In one of the most heartfelt exhortations of the apostle Paul, he tells his protegè Timothy to do what Andrew Brunson told us:
12 Indeed, all who desire to live a godly life in Christ Jesus will be persecuted, 13 while evil people and impostors will go on from bad to worse, deceiving and being deceived. 14 But as for you, continue in what you have learned and have firmly believed, knowing from whom you learned it 15 and how from childhood you have been acquainted with the sacred writings, which are able to make you wise for salvation through faith in Christ Jesus. 16 All Scripture is breathed out by God and profitable for teaching, for reproof, for correction, and for training in righteousness, 17 that the man of God may be complete, equipped for every good work.
4 I charge you in the presence of God and of Christ Jesus, who is to judge the living and the dead, and by his appearing and his kingdom: 2 preach the word; be ready in season and out of season; reprove, rebuke, and exhort, with complete patience and teaching. 3 For the time is coming when people will not endure sound teaching, but having itching ears they will accumulate for themselves teachers to suit their own passions, 4 and will turn away from listening to the truth and wander off into myths. 5 As for you, always be sober-minded, endure suffering, do the work of an evangelist, fulfill your ministry (2 Timothy 3:12-4:5).

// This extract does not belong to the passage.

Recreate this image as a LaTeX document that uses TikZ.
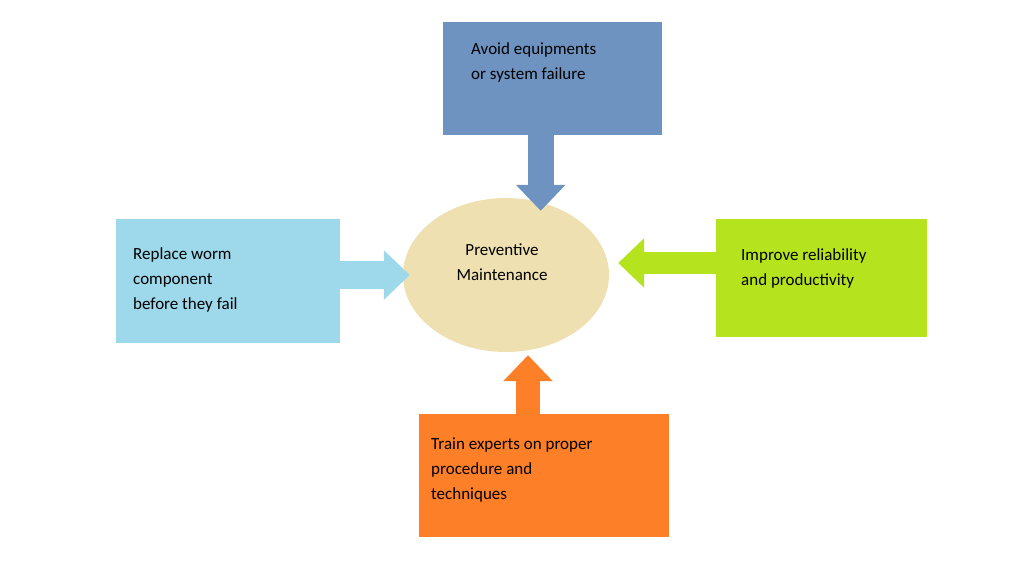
\documentclass[tikz,border=0pt]{standalone}
\usepackage{fontspec}
\setmainfont{Carlito}
\usetikzlibrary{positioning,arrows.meta,shapes.geometric}
\definecolor{topblue}{HTML}{6E93C0}
\definecolor{sideblue}{HTML}{9DD9EA}
\definecolor{limegreen}{HTML}{B5E41E}
\definecolor{deeporange}{HTML}{FD7F28}
\definecolor{paleyellow}{HTML}{EEE0B0}
\begin{document}
\begin{tikzpicture}[x=1pt,y=-1pt,
                    boxnode/.style={rectangle, anchor=north west, inner sep=0pt},
                    textnode/.style={anchor=north west, align=left, font=\fontsize{17}{25}\selectfont, inner sep=0pt},
                    bigarrow/.style={line width=#1, -{Triangle[length=26pt, width=48pt]}}]
                    \useasboundingbox[fill=white] (0,0) rectangle (1024,576);
                    \node[boxnode, fill=topblue, minimum width=219pt, minimum height=113pt] (top) at (443,22) {};
                    \node[boxnode, fill=sideblue, minimum width=224pt, minimum height=124pt] (left) at (116,219) {};
                    \node[boxnode, fill=limegreen, minimum width=211pt, minimum height=118pt] (right) at (716,219) {};
                    \node[boxnode, fill=deeporange, minimum width=250pt, minimum height=123pt] (bottom) at (419,414) {};
                    \node[ellipse, fill=paleyellow, minimum width=206pt, minimum height=154pt, inner sep=0pt] (pm) at (506,275) {};
                    \node[textnode] (toptext) at (471,42) {Avoid equipments\\or system failure};
                    \node[textnode] (lefttext) at (133,247) {Replace worm\\component\\before they fail};
                    \node[textnode] (righttext) at (741,248) {Improve reliability\\and productivity};
                    \node[textnode] (bottomtext) at (431,438) {Train experts on proper\\procedure and\\techniques};
                    \node[align=center, font=\fontsize{17}{25}\selectfont, inner sep=0pt] (pmtext) at (502,262) {Preventive\\Maintenance};
                    \draw[bigarrow=26pt, topblue, shorten >=-13pt] ([xshift=-12pt]top.south) -- ([xshift=-12pt]top.south |- pm.north);
                    \draw[bigarrow=28pt, sideblue, shorten >=-7pt] (left.east |- pm.west) -- (pm.west);
                    \draw[bigarrow=22pt, limegreen, shorten >=9pt] ([yshift=12pt]right.west |- pm.east) -- ([yshift=12pt]pm.east);
                    \draw[bigarrow=24pt, deeporange, shorten >=3pt] ([xshift=22pt]pm.south |- bottom.north) -- ([xshift=22pt]pm.south);
                \end{tikzpicture}
\end{document}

Preparing and promoting. We must “do the work of an evangelist.” We must also “preach the word . . . for the time is coming when people will not endure sound teaching . . .”
I feel tension between the two. You might too. How do you winsomely share the Gospel with your cousin who can’t stand the Christians who think everyone else is going to hell, and you don’t believe that do you? How do you practice kindness and patience in the workplace when the dang place should be called the wokeplace (new word!) judging by the trainings and memos coming out of corporate headquarters?
NAPC is a church that welcomes sinners of any kind and loves them. We are also clearly and unapologetically Biblical regarding the most important and contentious issues of our time. As we have described in the past, we aim to be “high invitation, high challenge,” like Jesus was. Both are crucial, and both are the requisite for faithfulness. May God grant that we prepare the flock and promote the Gospel with love, grace, and courage.